-- START Data section --
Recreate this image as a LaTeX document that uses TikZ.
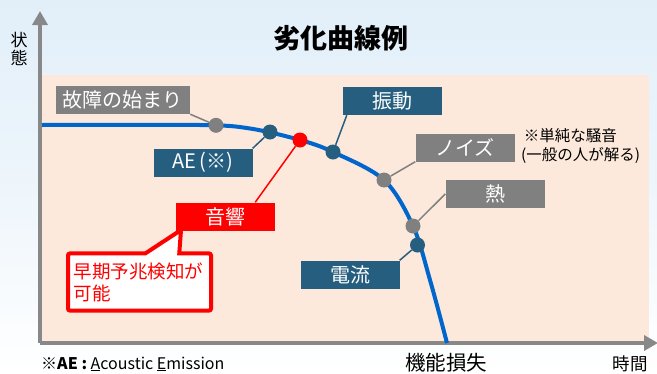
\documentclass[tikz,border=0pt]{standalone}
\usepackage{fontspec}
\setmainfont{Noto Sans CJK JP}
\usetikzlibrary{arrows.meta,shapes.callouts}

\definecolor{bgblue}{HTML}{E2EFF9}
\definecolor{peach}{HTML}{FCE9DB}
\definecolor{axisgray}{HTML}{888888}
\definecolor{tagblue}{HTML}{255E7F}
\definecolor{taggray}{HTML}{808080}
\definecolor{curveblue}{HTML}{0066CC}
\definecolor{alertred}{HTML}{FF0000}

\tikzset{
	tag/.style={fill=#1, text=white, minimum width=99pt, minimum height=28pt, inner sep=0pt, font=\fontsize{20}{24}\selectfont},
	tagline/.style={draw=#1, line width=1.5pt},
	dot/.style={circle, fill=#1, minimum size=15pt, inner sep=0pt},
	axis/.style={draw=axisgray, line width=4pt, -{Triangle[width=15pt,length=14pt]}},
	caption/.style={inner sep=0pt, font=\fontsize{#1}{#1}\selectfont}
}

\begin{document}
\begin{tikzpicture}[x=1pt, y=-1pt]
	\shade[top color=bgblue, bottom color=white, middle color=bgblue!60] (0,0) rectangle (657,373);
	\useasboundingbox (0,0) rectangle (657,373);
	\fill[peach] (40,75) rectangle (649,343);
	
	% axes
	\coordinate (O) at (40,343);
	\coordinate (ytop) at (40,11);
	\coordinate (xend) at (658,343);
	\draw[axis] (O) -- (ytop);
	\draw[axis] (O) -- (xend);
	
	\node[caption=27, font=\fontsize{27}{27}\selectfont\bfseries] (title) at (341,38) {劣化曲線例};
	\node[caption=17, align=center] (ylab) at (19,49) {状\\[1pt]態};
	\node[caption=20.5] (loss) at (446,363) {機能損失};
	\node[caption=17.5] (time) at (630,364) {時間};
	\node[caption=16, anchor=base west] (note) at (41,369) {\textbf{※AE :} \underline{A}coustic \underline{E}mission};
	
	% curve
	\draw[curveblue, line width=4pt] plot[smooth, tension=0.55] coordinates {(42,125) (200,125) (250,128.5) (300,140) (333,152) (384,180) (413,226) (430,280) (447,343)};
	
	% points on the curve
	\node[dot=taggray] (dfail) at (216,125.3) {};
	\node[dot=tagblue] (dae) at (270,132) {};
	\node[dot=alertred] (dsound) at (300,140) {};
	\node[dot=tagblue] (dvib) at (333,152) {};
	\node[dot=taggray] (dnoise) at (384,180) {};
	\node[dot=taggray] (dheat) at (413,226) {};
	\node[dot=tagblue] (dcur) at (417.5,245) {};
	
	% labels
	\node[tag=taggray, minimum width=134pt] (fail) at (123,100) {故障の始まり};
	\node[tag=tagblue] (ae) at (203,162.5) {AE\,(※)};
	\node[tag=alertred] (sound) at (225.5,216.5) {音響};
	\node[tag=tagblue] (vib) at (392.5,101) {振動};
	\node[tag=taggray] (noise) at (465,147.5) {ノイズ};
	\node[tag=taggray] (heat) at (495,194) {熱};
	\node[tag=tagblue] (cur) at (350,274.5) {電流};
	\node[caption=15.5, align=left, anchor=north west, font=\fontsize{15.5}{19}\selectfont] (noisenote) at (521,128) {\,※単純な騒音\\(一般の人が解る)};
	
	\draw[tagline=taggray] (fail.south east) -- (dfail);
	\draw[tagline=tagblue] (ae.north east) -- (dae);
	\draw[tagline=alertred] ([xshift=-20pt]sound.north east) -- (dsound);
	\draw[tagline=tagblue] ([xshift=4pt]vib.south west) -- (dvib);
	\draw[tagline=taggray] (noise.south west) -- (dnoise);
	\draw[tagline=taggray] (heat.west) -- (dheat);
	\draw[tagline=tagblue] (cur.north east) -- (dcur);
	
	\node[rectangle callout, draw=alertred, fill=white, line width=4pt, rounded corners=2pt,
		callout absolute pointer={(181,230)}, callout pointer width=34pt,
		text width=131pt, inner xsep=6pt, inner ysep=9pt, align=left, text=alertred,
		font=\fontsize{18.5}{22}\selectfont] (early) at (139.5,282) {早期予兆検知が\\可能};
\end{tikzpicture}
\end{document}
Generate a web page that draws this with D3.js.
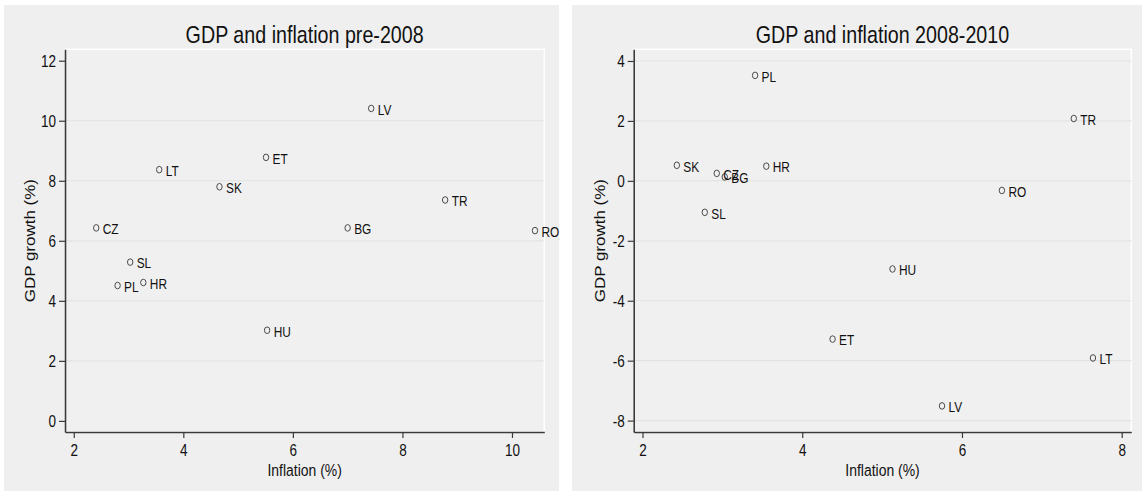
-- END Data section --
■ Short exercise ■
How many of the lines in the listing above hold the word "this"? Report only that figure.

■ Problem solution ■
2